I have a PySpark DataFrame with 3 columns: 'client', 'product', 'date'. I want to run a groupBy operation:
df.groupBy("product", "date").agg(F.countDistinct("client"))
So I want to count the number of clients that bought a product in each day. This is causing huge skew data (in fact, it causes error because of memory). I have been learning about salting techniques. As I understood, it can be used with 'sum' or 'count' adding a new column to the groupBy and performing a second aggregation, but I do not see how to apply them in this case because of the countDistinct
aggregation method.
How can I do apply it in this case?
I would recommend to just not use countDistinct
at all here and achieve what you want using 2 aggregations in a row especially since you have a skew in your data.
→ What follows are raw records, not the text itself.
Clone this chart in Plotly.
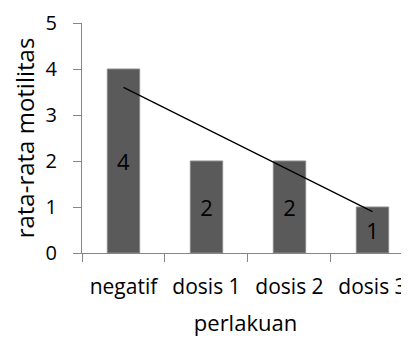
import plotly.graph_objects as go
import numpy as np

categories = ["negatif", "dosis 1", "dosis 2", "dosis 3"]
values = [4, 2, 2, 1]
y_ticks = [0, 1, 2, 3, 4, 5]

# linear trendline (least squares) over category positions 1..4
x_idx = np.arange(1, len(values) + 1)
slope, intercept = np.polyfit(x_idx, values, 1)
trend_y = [slope * x_idx[0] + intercept, slope * x_idx[-1] + intercept]

FONT = "Open Sans"
AXIS = "#868686"

fig = go.Figure()
fig.add_bar(
    x=categories, y=values, width=0.39,
    marker=dict(color="#5a5a5a", line=dict(color="#8a8a8a", width=1)),
    text=[str(v) for v in values], textposition="inside",
    insidetextanchor="middle", textangle=0,
    textfont=dict(color="black", size=22, family=FONT),
)
fig.add_scatter(
    x=[categories[0], categories[-1]], y=trend_y, mode="lines",
    line=dict(color="black", width=1.3),
)

# page body has an 8px default margin, so the figure is offset accordingly
fig.update_layout(
    width=401, height=332,
    margin=dict(l=74, r=0, t=15, b=87, autoexpand=False),
    plot_bgcolor="white", paper_bgcolor="white",
    showlegend=False,
    font=dict(family=FONT, color="black"),
    xaxis=dict(
        range=[-0.5, 3.44], showline=True, linecolor=AXIS, linewidth=1,
        ticks="outside", tickson="boundaries", ticklen=8, tickcolor=AXIS,
        tickangle=0, automargin=False, ticklabelstandoff=15,
        tickfont=dict(size=21, family=FONT, color="black"),
        showgrid=False, zeroline=False,
        title=dict(text="perlakuan", font=dict(size=22, family=FONT, color="black"), standoff=16),
    ),
    yaxis=dict(
        range=[0, 5], tickvals=y_ticks, showline=True, linecolor=AXIS, linewidth=1,
        ticks="outside", ticklen=8, tickcolor=AXIS, ticklabelstandoff=12,
        automargin=False,
        tickfont=dict(size=20, family=FONT, color="black"),
        showgrid=False, zeroline=False,
        title=dict(text="rata-rata motilitas", font=dict(size=24, family=FONT, color="black"), standoff=16),
    ),
)

fig.write_html("out.html")
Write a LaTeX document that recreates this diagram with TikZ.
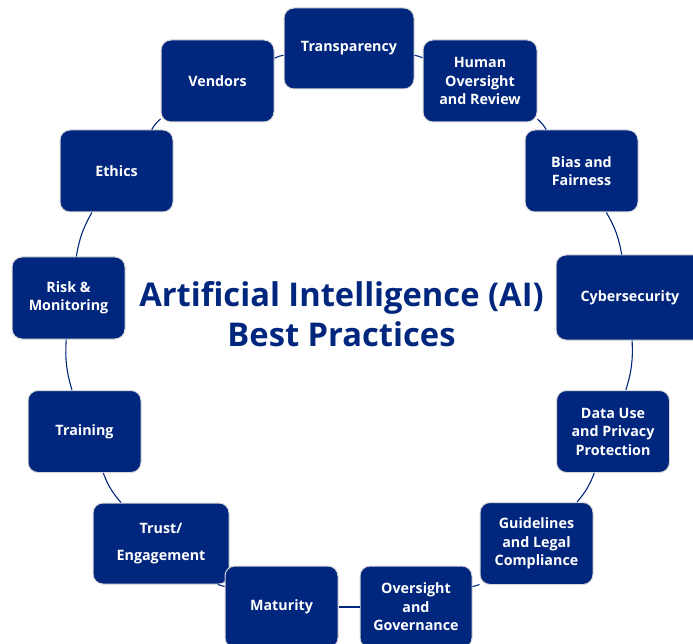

It can look like the following:
import pyspark.sql.functions as F
new_df = (df
.groupBy("product", "date", "client")
.agg({}) # getting unique ("product", "date", "client") tuples
.groupBy("product", "date")
.agg(F.count('*').alias('clients'))
)
First aggregation here ensures that you have a DataFrame with one row per each distinct ("product", "date", "client") tuple, second is counting number of clients for each ("product", "date") pair. This way you don't need to worry about skews anymore since Spark will know to do partial aggregations for you (as opposed to countDistinct
which is forced to send all individual "client" values corresponding to each ("product", "date") pair to one node).